KIMBALL: Earlier this year, Freund’s organization lost a lawsuit against the Rent Guidelines Board, which, they claimed, did not fairly account for expenses like sewer charges and repairs when it froze rents.
But he says that’s not really what keeps rents up.
FREUND: The prime reason is real estate taxes, that is what drives rents up. If we want to have rent freezes, it’s a very simple proposition all the mayor has to do is freeze real estate taxes.
KIMBALL: He believes that rent stabilized apartments should be phased out for the good of the city. The regulation is the problem, he says.
FREUND: We would have much more housing if we didn’t have as much regulation as we have.
KIMBALL: Do you think that the free market would take care of affordable housing simply if we have more units?
FREUND: No we definitely need more units, but there are always going to be people who are too poor to afford rent, no matter how low that rent is…for those people the answer is not low rent or rent freezes, it is income supplementation..That’s the way to go.
AMBI: Estamos aqui
KIMBALL: Back in the auditorium, the tenants’ representatives Sheila Garcia and Harvey Epstein make their case for a rollback. According to Epstein, 43 percent of the people entering the shelter system come out of rent stabilized apartments.

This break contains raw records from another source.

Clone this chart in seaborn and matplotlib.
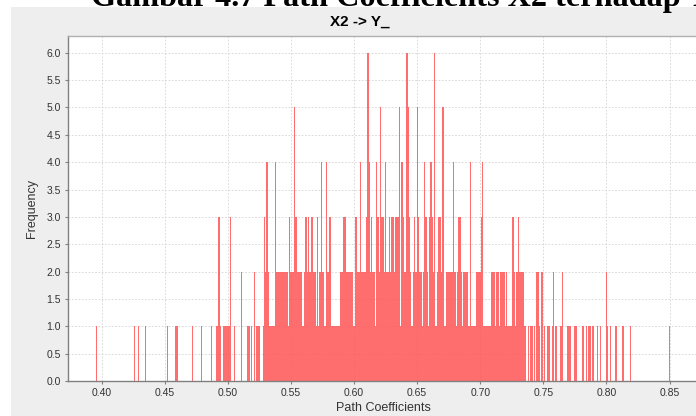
import numpy as np
import pandas as pd
import matplotlib
matplotlib.use("Agg")
import matplotlib.pyplot as plt
from matplotlib.patches import Rectangle
import seaborn as sns

# ---- data (bin centre -> frequency) ----
coefficients = [
    0.396, 0.426, 0.429, 0.435, 0.452, 0.459, 0.460, 0.472, 0.479, 0.487,
    0.491, 0.492, 0.493, 0.494, 0.497, 0.498, 0.499, 0.500, 0.501, 0.502,
    0.505, 0.511, 0.516, 0.517, 0.519, 0.521, 0.523, 0.524, 0.525, 0.528,
    0.529, 0.530, 0.531, 0.532, 0.533, 0.534, 0.535, 0.536, 0.537, 0.538,
    0.539, 0.540, 0.541, 0.542, 0.543, 0.544, 0.545, 0.546, 0.547, 0.548,
    0.549, 0.550, 0.551, 0.552, 0.553, 0.554, 0.555, 0.556, 0.557, 0.558,
    0.559, 0.560, 0.561, 0.562, 0.563, 0.564, 0.565, 0.566, 0.567, 0.568,
    0.569, 0.570, 0.571, 0.572, 0.573, 0.574, 0.575, 0.576, 0.577, 0.578,
    0.579, 0.580, 0.581, 0.582, 0.583, 0.584, 0.585, 0.586, 0.587, 0.588,
    0.589, 0.590, 0.591, 0.592, 0.593, 0.594, 0.595, 0.596, 0.597, 0.598,
    0.599, 0.600, 0.601, 0.602, 0.603, 0.604, 0.605, 0.606, 0.607, 0.608,
    0.609, 0.610, 0.611, 0.612, 0.613, 0.614, 0.615, 0.616, 0.617, 0.618,
    0.619, 0.620, 0.621, 0.622, 0.623, 0.624, 0.625, 0.626, 0.627, 0.628,
    0.629, 0.630, 0.631, 0.632, 0.633, 0.634, 0.635, 0.636, 0.637, 0.638,
    0.639, 0.640, 0.641, 0.642, 0.643, 0.644, 0.645, 0.646, 0.647, 0.648,
    0.649, 0.650, 0.651, 0.652, 0.653, 0.654, 0.655, 0.656, 0.657, 0.658,
    0.659, 0.660, 0.661, 0.662, 0.663, 0.664, 0.665, 0.666, 0.667, 0.668,
    0.669, 0.670, 0.671, 0.672, 0.673, 0.674, 0.675, 0.676, 0.677, 0.678,
    0.679, 0.680, 0.681, 0.682, 0.683, 0.684, 0.685, 0.686, 0.687, 0.688,
    0.689, 0.690, 0.691, 0.692, 0.693, 0.694, 0.695, 0.696, 0.697, 0.698,
    0.699, 0.700, 0.701, 0.702, 0.703, 0.704, 0.705, 0.706, 0.707, 0.708,
    0.709, 0.710, 0.711, 0.712, 0.713, 0.714, 0.715, 0.716, 0.717, 0.718,
    0.719, 0.720, 0.721, 0.722, 0.723, 0.724, 0.725, 0.726, 0.727, 0.728,
    0.729, 0.730, 0.731, 0.732, 0.733, 0.734, 0.735, 0.736, 0.738, 0.740,
    0.741, 0.743, 0.745, 0.746, 0.747, 0.749, 0.751, 0.753, 0.754, 0.755,
    0.757, 0.758, 0.760, 0.764, 0.765, 0.769, 0.770, 0.771, 0.775, 0.776,
    0.781, 0.782, 0.784, 0.786, 0.787, 0.789, 0.790, 0.793, 0.795, 0.800,
    0.801, 0.803, 0.807, 0.808, 0.813, 0.819, 0.850,
]
frequency = [
    1, 1, 1, 1, 1, 1, 1, 1, 1, 1,
    1, 1, 3, 1, 1, 1, 1, 1, 1, 3,
    1, 2, 1, 1, 1, 2, 1, 1, 1, 1,
    3, 2, 4, 2, 1, 1, 1, 1, 1, 4,
    2, 2, 2, 2, 2, 2, 2, 2, 2, 1,
    3, 2, 2, 2, 5, 3, 2, 2, 2, 2,
    1, 1, 2, 3, 2, 3, 2, 3, 3, 2,
    2, 1, 3, 1, 2, 4, 2, 2, 1, 4,
    2, 2, 3, 1, 1, 1, 1, 1, 1, 1,
    2, 2, 2, 3, 3, 2, 2, 2, 2, 2,
    2, 1, 3, 3, 2, 2, 4, 2, 2, 2,
    2, 3, 6, 4, 2, 3, 2, 2, 1, 4,
    3, 2, 5, 3, 3, 2, 4, 2, 2, 3,
    2, 3, 3, 2, 3, 3, 3, 5, 1, 4,
    3, 2, 2, 6, 5, 3, 2, 1, 2, 3,
    2, 5, 3, 2, 2, 1, 2, 4, 3, 2,
    1, 3, 4, 3, 2, 6, 1, 2, 3, 3,
    2, 5, 5, 1, 2, 2, 2, 2, 2, 2,
    4, 2, 1, 2, 3, 3, 2, 1, 2, 2,
    2, 2, 1, 4, 1, 1, 1, 1, 2, 2,
    2, 2, 3, 4, 1, 1, 1, 1, 1, 1,
    2, 2, 2, 1, 2, 2, 1, 2, 2, 2,
    2, 1, 2, 1, 1, 1, 1, 3, 2, 1,
    2, 3, 2, 2, 2, 2, 1, 1, 1, 1,
    1, 1, 2, 2, 1, 2, 1, 1, 1, 1,
    1, 2, 1, 1, 2, 1, 1, 1, 1, 1,
    1, 1, 1, 1, 1, 1, 1, 1, 1, 2,
    1, 1, 1, 1, 1, 1, 1,
]
x_ticks = [0.40, 0.45, 0.50, 0.55, 0.60, 0.65, 0.70, 0.75, 0.80, 0.85]
y_ticks = [0.0, 0.5, 1.0, 1.5, 2.0, 2.5, 3.0, 3.5, 4.0, 4.5, 5.0, 5.5, 6.0]
chart_title = "X2 -> Y_"
caption = "Gambar 4.7 Path Coefficients X2 terhadap Y"

df = pd.DataFrame({"coef": coefficients, "freq": frequency})

W, H = 696, 416
fig = plt.figure(figsize=(W / 100, H / 100), dpi=100)
fig.patch.set_facecolor("white")

# grey chart panel
fig.add_artist(Rectangle((11 / W, 0), 1, 1 - 7 / H, transform=fig.transFigure,
                         facecolor="#eeeeee", edgecolor="none", zorder=0))

# caption (its top is clipped by the image edge, as in the reference)
fig.text(91 / W, 1 - 6 / H, caption, ha="left", va="baseline",
         fontfamily="Liberation Serif", fontweight="bold", fontsize=23.2,
         color="black", zorder=5)

left_px, right_px, top_px, bottom_px = 67.7, 700, 36.3, 381
ax = fig.add_axes([left_px / W, (H - bottom_px) / H,
                   (right_px - left_px) / W, (bottom_px - top_px) / H])
ax.set_facecolor("white")

sns.histplot(data=df, x="coef", weights="freq", binwidth=0.001,
             binrange=(0.3955, 0.8505), ax=ax,
             color="#ff5555", alpha=0.85, linewidth=0,
             element="bars", fill=True)

ax.set_xlim(0.3731, 0.8741)
ax.set_ylim(0, 6.3)
ax.set_xticks(x_ticks)
ax.set_xticklabels([f"{t:.2f}" for t in x_ticks])
ax.set_yticks(y_ticks)
ax.set_yticklabels([f"{t:.1f}" for t in y_ticks])

ax.grid(True, color="#d4d4d4", linestyle=(0, (2, 2)), linewidth=0.6)
ax.set_axisbelow(True)

ax.spines["right"].set_visible(False)
ax.spines["top"].set_color("#b0b0b0")
ax.spines["left"].set_color("#808080")
ax.spines["bottom"].set_color("#808080")
for s in ["top", "left", "bottom"]:
    ax.spines[s].set_linewidth(1.0)

ax.tick_params(axis="both", direction="out", length=2, width=0.8,
               color="#808080", labelsize=7.5, labelcolor="#333333", pad=3)
for lab in ax.get_xticklabels() + ax.get_yticklabels():
    lab.set_fontfamily("Liberation Sans")

ax.set_xlabel("Path Coefficients", fontfamily="Liberation Sans", fontsize=9,
              color="#333333", labelpad=3)
ax.set_ylabel("Frequency", fontfamily="Liberation Sans", fontsize=9,
              color="#333333", labelpad=6)

fig.text(360 / W, 1 - 22 / H, chart_title, ha="center", va="center",
         fontfamily="Liberation Sans", fontweight="bold", fontsize=11,
         color="black")

fig.savefig("out.png", dpi=100, facecolor=fig.get_facecolor())
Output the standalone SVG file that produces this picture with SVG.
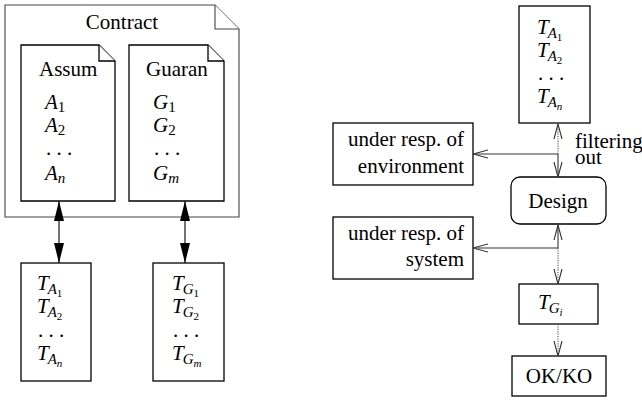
<svg xmlns="http://www.w3.org/2000/svg" width="642" height="401" viewBox="0 0 642 401">
<defs>
<marker id="fa" viewBox="0 0 20 10" refX="20" refY="5" markerWidth="20" markerHeight="10" markerUnits="userSpaceOnUse" orient="auto-start-reverse">
<path d="M0,0 L20,5 L0,10 Z" fill="#000"/>
</marker>
<marker id="oa" viewBox="0 0 15 10" refX="15" refY="5" markerWidth="15" markerHeight="10" markerUnits="userSpaceOnUse" orient="auto-start-reverse">
<path d="M0,1 L15,5 L0,9" fill="none" stroke="#333" stroke-width="1.1"/>
</marker>
</defs>

<g id="contract">
<path fill="#fff" stroke="#444" stroke-width="1.1" d="M5,5 H215 L239,29 V217 H5 Z"/>
<path fill="#fff" stroke="#444" stroke-width="1.1" d="M215,5 V29 H239"/>
<text font-family="serif" font-size="21" x="122" y="29" text-anchor="middle">Contract</text>
</g>

<g id="assum">
<path fill="#fff" stroke="#000" stroke-width="1.3" d="M21,45 H99 L115,61 V201 H21 Z"/>
<path fill="#fff" stroke="#000" stroke-width="1.3" d="M99,45 V61 H115"/>
<text font-family="serif" font-size="21" x="39" y="76">Assum</text>
<text font-family="serif" font-size="21" font-style="italic" x="45" y="109">A<tspan font-style="normal" font-size="15" dy="3">1</tspan></text>
<text font-family="serif" font-size="21" font-style="italic" x="45" y="132">A<tspan font-style="normal" font-size="15" dy="3">2</tspan></text>
<text font-family="serif" font-size="21" x="46" y="155">. . .</text>
<text font-family="serif" font-size="21" font-style="italic" x="45" y="180">A<tspan font-size="15" dy="3">n</tspan></text>
</g>

<g id="guaran">
<path fill="#fff" stroke="#000" stroke-width="1.3" d="M129,45 H208 L224,61 V201 H129 Z"/>
<path fill="#fff" stroke="#000" stroke-width="1.3" d="M208,45 V61 H224"/>
<text font-family="serif" font-size="21" x="146" y="76">Guaran</text>
<text font-family="serif" font-size="21" font-style="italic" x="153" y="109">G<tspan font-style="normal" font-size="15" dy="3">1</tspan></text>
<text font-family="serif" font-size="21" font-style="italic" x="153" y="132">G<tspan font-style="normal" font-size="15" dy="3">2</tspan></text>
<text font-family="serif" font-size="21" x="154" y="155">. . .</text>
<text font-family="serif" font-size="21" font-style="italic" x="153" y="180">G<tspan font-size="15" dy="3">m</tspan></text>
</g>

<g id="ta-left">
<rect fill="#fff" stroke="#000" stroke-width="1.3" x="21" y="263" width="70" height="118"/>
<text font-family="serif" font-size="21" font-style="italic" x="37" y="290">T<tspan font-size="15" dy="4" dx="-1">A</tspan><tspan font-style="normal" font-size="11" dy="3">1</tspan></text>
<text font-family="serif" font-size="21" font-style="italic" x="37" y="313">T<tspan font-size="15" dy="4" dx="-1">A</tspan><tspan font-style="normal" font-size="11" dy="3">2</tspan></text>
<text font-family="serif" font-size="21" x="38" y="337">. . .</text>
<text font-family="serif" font-size="21" font-style="italic" x="37" y="360">T<tspan font-size="15" dy="4" dx="-1">A</tspan><tspan font-size="11" dy="3">n</tspan></text>
</g>

<g id="tg-left">
<rect fill="#fff" stroke="#000" stroke-width="1.3" x="153" y="263" width="71" height="118"/>
<text font-family="serif" font-size="21" font-style="italic" x="172" y="290">T<tspan font-size="15" dy="4" dx="-1">G</tspan><tspan font-style="normal" font-size="11" dy="3">1</tspan></text>
<text font-family="serif" font-size="21" font-style="italic" x="172" y="313">T<tspan font-size="15" dy="4" dx="-1">G</tspan><tspan font-style="normal" font-size="11" dy="3">2</tspan></text>
<text font-family="serif" font-size="21" x="173" y="337">. . .</text>
<text font-family="serif" font-size="21" font-style="italic" x="172" y="360">T<tspan font-size="15" dy="4" dx="-1">G</tspan><tspan font-size="11" dy="3">m</tspan></text>
</g>

<g id="ta-right">
<rect fill="#fff" stroke="#000" stroke-width="1.3" x="519" y="6" width="71" height="117"/>
<text font-family="serif" font-size="21" font-style="italic" x="537" y="34">T<tspan font-size="15" dy="4" dx="-1">A</tspan><tspan font-style="normal" font-size="11" dy="3">1</tspan></text>
<text font-family="serif" font-size="21" font-style="italic" x="537" y="57">T<tspan font-size="15" dy="4" dx="-1">A</tspan><tspan font-style="normal" font-size="11" dy="3">2</tspan></text>
<text font-family="serif" font-size="21" x="538" y="80">. . .</text>
<text font-family="serif" font-size="21" font-style="italic" x="537" y="103">T<tspan font-size="15" dy="4" dx="-1">A</tspan><tspan font-size="11" dy="3">n</tspan></text>
</g>

<g id="env">
<rect fill="#fff" stroke="#000" stroke-width="1.3" x="333" y="123" width="140" height="62"/>
<text font-family="serif" font-size="21" x="464" y="146" text-anchor="end">under resp. of</text>
<text font-family="serif" font-size="21" x="464" y="173" text-anchor="end">environment</text>
</g>

<g id="design">
<rect fill="#fff" stroke="#000" stroke-width="1.3" x="511" y="177" width="95" height="47" rx="9"/>
<text font-family="serif" font-size="21" x="558" y="208" text-anchor="middle">Design</text>
</g>

<g id="sys">
<rect fill="#fff" stroke="#000" stroke-width="1.3" x="333" y="217" width="140" height="62"/>
<text font-family="serif" font-size="21" x="464" y="240" text-anchor="end">under resp. of</text>
<text font-family="serif" font-size="21" x="464" y="266" text-anchor="end">system</text>
</g>

<g id="tgi">
<rect fill="#fff" stroke="#000" stroke-width="1.3" x="519" y="284" width="79" height="40"/>
<text font-family="serif" font-size="21" font-style="italic" x="538" y="309">T<tspan font-size="15" dy="4" dx="-1">G</tspan><tspan font-size="11" dy="3">i</tspan></text>
</g>

<g id="okko">
<rect fill="#fff" stroke="#000" stroke-width="1.3" x="512" y="356" width="94" height="40"/>
<text font-family="serif" font-size="21" x="559" y="383" text-anchor="middle">OK/KO</text>
</g>

<g id="label">
<text font-family="serif" font-size="21" x="575" y="148">filtering</text>
<text font-family="serif" font-size="21" x="575" y="164">out</text>
</g>

<g id="connectors">
<line x1="59" y1="201" x2="59" y2="263" stroke="#000" stroke-width="1.1" marker-start="url(#fa)" marker-end="url(#fa)"/>
<line x1="185" y1="201" x2="185" y2="263" stroke="#000" stroke-width="1.1" marker-start="url(#fa)" marker-end="url(#fa)"/>
<line stroke="#555" stroke-width="1.1" stroke-dasharray="1.2,1.2" x1="558" y1="154" x2="558" y2="124" marker-end="url(#oa)"/>
<line stroke="#333" stroke-width="1.1" x1="558" y1="154" x2="558" y2="177" marker-end="url(#oa)"/>
<line stroke="#333" stroke-width="1.1" x1="558" y1="154" x2="473" y2="154" marker-end="url(#oa)"/>
<line stroke="#333" stroke-width="1.1" x1="558" y1="248" x2="558" y2="225" marker-end="url(#oa)"/>
<line stroke="#555" stroke-width="1.1" stroke-dasharray="1.2,1.2" x1="558" y1="248" x2="558" y2="284" marker-end="url(#oa)"/>
<line stroke="#333" stroke-width="1.1" x1="558" y1="248" x2="473" y2="248" marker-end="url(#oa)"/>
<line stroke="#555" stroke-width="1.1" stroke-dasharray="1.2,1.2" x1="558" y1="324" x2="558" y2="356" marker-end="url(#oa)"/>
</g>
</svg>
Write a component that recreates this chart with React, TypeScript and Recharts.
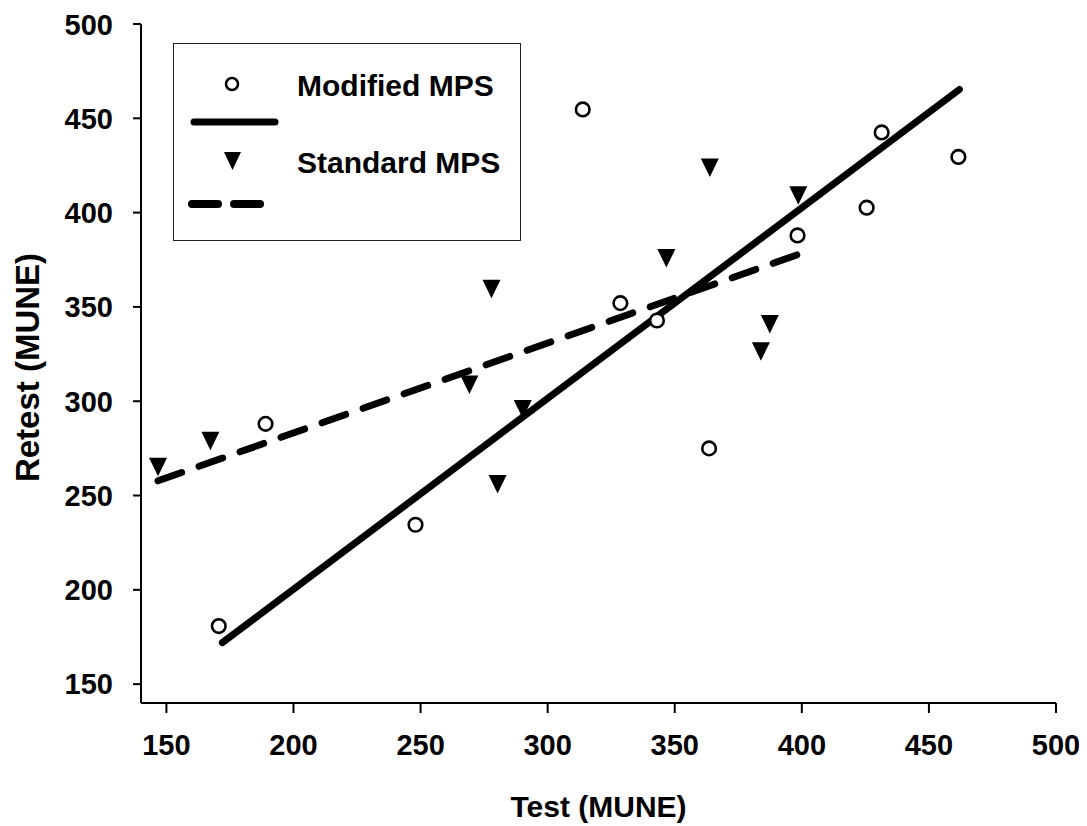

But the Rent Guidelines Board votes against the rollback. In the end, they approve a modest raise of one to three percent on a one-year lease and two to four percent on a two year lease.
AMBI: Boo! You’re fucking over New Yorkers!
KIMBALL: That’s just the range; they’ll decide the final number in June. And the maximum raise of 4 percent may not seem that high, but if rent is $1,000 per month, then you lose $40 in groceries. After years upon years of rent raises, that adds up.
On the way out of the meeting, I meet Gladys, 53, who lives in Bushwick. She tells me that it’s coming down to a choice between rent and food.
GLADYS: My rent is keep going higher. My salary is staying the same for 18 years. …so now with this raising, I’m not going to be able to afford it. I’m going to be a homeless person.
KIMBALL: Gladys says that if worst comes to worst, she can always stay with her daughter. But many in New York City don’t have that option.
This is Whitney Kimball, for Uptown Radio.